## Material
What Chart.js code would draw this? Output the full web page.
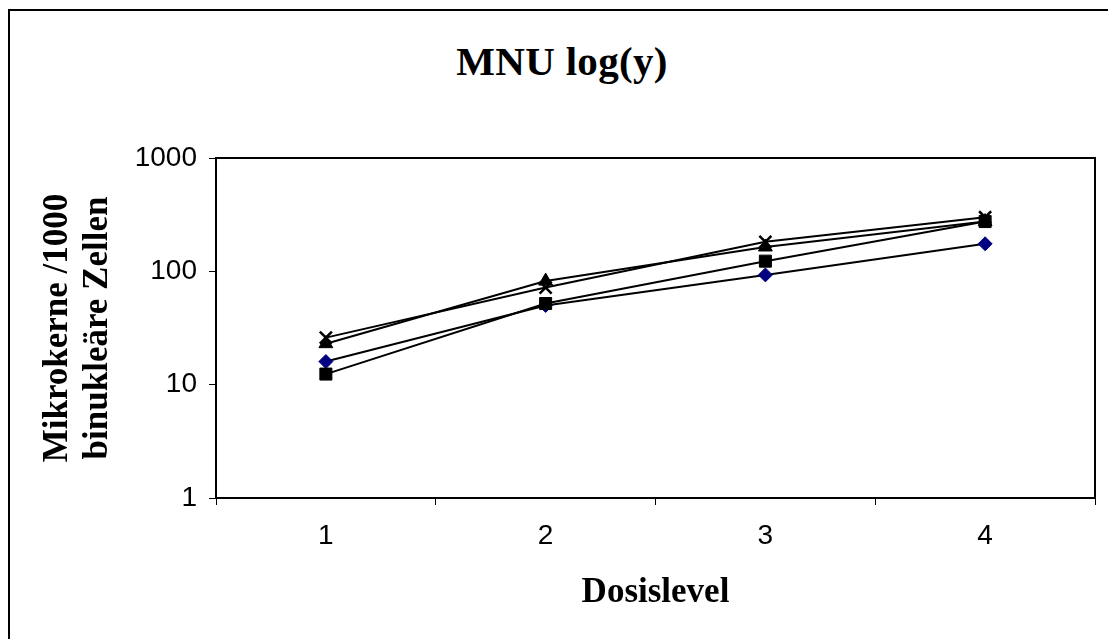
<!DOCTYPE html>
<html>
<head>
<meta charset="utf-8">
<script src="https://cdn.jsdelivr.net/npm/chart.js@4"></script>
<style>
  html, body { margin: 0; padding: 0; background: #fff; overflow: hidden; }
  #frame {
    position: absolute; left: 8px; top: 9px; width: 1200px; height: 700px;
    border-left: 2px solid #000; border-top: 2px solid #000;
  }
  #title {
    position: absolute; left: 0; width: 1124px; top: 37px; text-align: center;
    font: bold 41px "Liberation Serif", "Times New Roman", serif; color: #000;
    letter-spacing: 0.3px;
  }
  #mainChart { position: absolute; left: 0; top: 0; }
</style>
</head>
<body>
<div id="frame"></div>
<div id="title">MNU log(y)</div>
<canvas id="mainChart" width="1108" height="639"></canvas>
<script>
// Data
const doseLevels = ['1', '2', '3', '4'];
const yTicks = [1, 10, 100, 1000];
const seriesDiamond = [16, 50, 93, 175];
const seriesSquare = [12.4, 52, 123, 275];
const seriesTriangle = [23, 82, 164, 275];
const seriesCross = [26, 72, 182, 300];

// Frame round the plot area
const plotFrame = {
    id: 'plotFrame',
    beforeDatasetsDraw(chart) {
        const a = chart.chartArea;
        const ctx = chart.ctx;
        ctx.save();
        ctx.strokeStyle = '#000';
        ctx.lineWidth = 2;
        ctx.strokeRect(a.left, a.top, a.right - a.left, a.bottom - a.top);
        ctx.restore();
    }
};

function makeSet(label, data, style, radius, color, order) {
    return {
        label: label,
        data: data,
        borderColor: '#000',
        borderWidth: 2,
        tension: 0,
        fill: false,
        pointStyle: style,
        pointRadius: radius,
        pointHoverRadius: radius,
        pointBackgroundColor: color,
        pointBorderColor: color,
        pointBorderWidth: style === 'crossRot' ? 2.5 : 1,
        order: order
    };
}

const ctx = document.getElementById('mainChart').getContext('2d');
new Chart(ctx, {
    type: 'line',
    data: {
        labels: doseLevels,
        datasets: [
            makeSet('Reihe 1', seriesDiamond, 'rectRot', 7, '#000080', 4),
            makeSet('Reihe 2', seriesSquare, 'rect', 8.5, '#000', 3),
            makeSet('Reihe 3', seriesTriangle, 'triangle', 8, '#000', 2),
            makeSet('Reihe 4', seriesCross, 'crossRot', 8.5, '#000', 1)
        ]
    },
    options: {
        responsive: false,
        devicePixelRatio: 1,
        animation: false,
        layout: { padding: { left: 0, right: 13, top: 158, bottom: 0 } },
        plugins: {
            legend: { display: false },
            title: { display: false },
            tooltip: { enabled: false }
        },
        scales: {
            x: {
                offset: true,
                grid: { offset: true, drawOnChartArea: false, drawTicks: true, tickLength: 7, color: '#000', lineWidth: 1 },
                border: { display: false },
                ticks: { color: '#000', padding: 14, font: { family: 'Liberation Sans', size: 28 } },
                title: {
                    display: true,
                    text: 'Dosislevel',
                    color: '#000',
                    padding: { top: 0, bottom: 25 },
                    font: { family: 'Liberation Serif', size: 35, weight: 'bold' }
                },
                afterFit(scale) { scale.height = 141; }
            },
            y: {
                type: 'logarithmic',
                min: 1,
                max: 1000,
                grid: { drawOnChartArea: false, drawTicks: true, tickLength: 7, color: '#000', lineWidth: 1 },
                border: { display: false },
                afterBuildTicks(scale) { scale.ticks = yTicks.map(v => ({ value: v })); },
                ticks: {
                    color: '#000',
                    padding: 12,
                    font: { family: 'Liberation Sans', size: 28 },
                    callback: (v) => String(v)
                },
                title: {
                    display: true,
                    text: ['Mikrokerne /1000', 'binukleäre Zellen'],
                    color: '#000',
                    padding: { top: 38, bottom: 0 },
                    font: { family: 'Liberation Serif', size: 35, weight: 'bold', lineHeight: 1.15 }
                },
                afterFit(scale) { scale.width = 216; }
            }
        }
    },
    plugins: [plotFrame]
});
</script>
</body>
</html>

## Work to be completed
Return all of the data exactly as written, and drop the pictures.

## Result
What Chart.js code would draw this? Output the full web page.
<!DOCTYPE html>
<html>
<head>
<meta charset="utf-8">
<script src="https://cdn.jsdelivr.net/npm/chart.js@4"></script>
<style>
  html, body { margin: 0; padding: 0; background: #fff; overflow: hidden; }
  #frame {
    position: absolute; left: 8px; top: 9px; width: 1200px; height: 700px;
    border-left: 2px solid #000; border-top: 2px solid #000;
  }
  #title {
    position: absolute; left: 0; width: 1124px; top: 37px; text-align: center;
    font: bold 41px "Liberation Serif", "Times New Roman", serif; color: #000;
    letter-spacing: 0.3px;
  }
  #mainChart { position: absolute; left: 0; top: 0; }
</style>
</head>
<body>
<div id="frame"></div>
<div id="title">MNU log(y)</div>
<canvas id="mainChart" width="1108" height="639"></canvas>
<script>
// Data
const doseLevels = ['1', '2', '3', '4'];
const yTicks = [1, 10, 100, 1000];
const seriesDiamond = [16, 50, 93, 175];
const seriesSquare = [12.4, 52, 123, 275];
const seriesTriangle = [23, 82, 164, 275];
const seriesCross = [26, 72, 182, 300];

// Frame round the plot area
const plotFrame = {
    id: 'plotFrame',
    beforeDatasetsDraw(chart) {
        const a = chart.chartArea;
        const ctx = chart.ctx;
        ctx.save();
        ctx.strokeStyle = '#000';
        ctx.lineWidth = 2;
        ctx.strokeRect(a.left, a.top, a.right - a.left, a.bottom - a.top);
        ctx.restore();
    }
};

function makeSet(label, data, style, radius, color, order) {
    return {
        label: label,
        data: data,
        borderColor: '#000',
        borderWidth: 2,
        tension: 0,
        fill: false,
        pointStyle: style,
        pointRadius: radius,
        pointHoverRadius: radius,
        pointBackgroundColor: color,
        pointBorderColor: color,
        pointBorderWidth: style === 'crossRot' ? 2.5 : 1,
        order: order
    };
}

const ctx = document.getElementById('mainChart').getContext('2d');
new Chart(ctx, {
    type: 'line',
    data: {
        labels: doseLevels,
        datasets: [
            makeSet('Reihe 1', seriesDiamond, 'rectRot', 7, '#000080', 4),
            makeSet('Reihe 2', seriesSquare, 'rect', 8.5, '#000', 3),
            makeSet('Reihe 3', seriesTriangle, 'triangle', 8, '#000', 2),
            makeSet('Reihe 4', seriesCross, 'crossRot', 8.5, '#000', 1)
        ]
    },
    options: {
        responsive: false,
        devicePixelRatio: 1,
        animation: false,
        layout: { padding: { left: 0, right: 13, top: 158, bottom: 0 } },
        plugins: {
            legend: { display: false },
            title: { display: false },
            tooltip: { enabled: false }
        },
        scales: {
            x: {
                offset: true,
                grid: { offset: true, drawOnChartArea: false, drawTicks: true, tickLength: 7, color: '#000', lineWidth: 1 },
                border: { display: false },
                ticks: { color: '#000', padding: 14, font: { family: 'Liberation Sans', size: 28 } },
                title: {
                    display: true,
                    text: 'Dosislevel',
                    color: '#000',
                    padding: { top: 0, bottom: 25 },
                    font: { family: 'Liberation Serif', size: 35, weight: 'bold' }
                },
                afterFit(scale) { scale.height = 141; }
            },
            y: {
                type: 'logarithmic',
                min: 1,
                max: 1000,
                grid: { drawOnChartArea: false, drawTicks: true, tickLength: 7, color: '#000', lineWidth: 1 },
                border: { display: false },
                afterBuildTicks(scale) { scale.ticks = yTicks.map(v => ({ value: v })); },
                ticks: {
                    color: '#000',
                    padding: 12,
                    font: { family: 'Liberation Sans', size: 28 },
                    callback: (v) => String(v)
                },
                title: {
                    display: true,
                    text: ['Mikrokerne /1000', 'binukleäre Zellen'],
                    color: '#000',
                    padding: { top: 38, bottom: 0 },
                    font: { family: 'Liberation Serif', size: 35, weight: 'bold', lineHeight: 1.15 }
                },
                afterFit(scale) { scale.width = 216; }
            }
        }
    },
    plugins: [plotFrame]
});
</script>
</body>
</html>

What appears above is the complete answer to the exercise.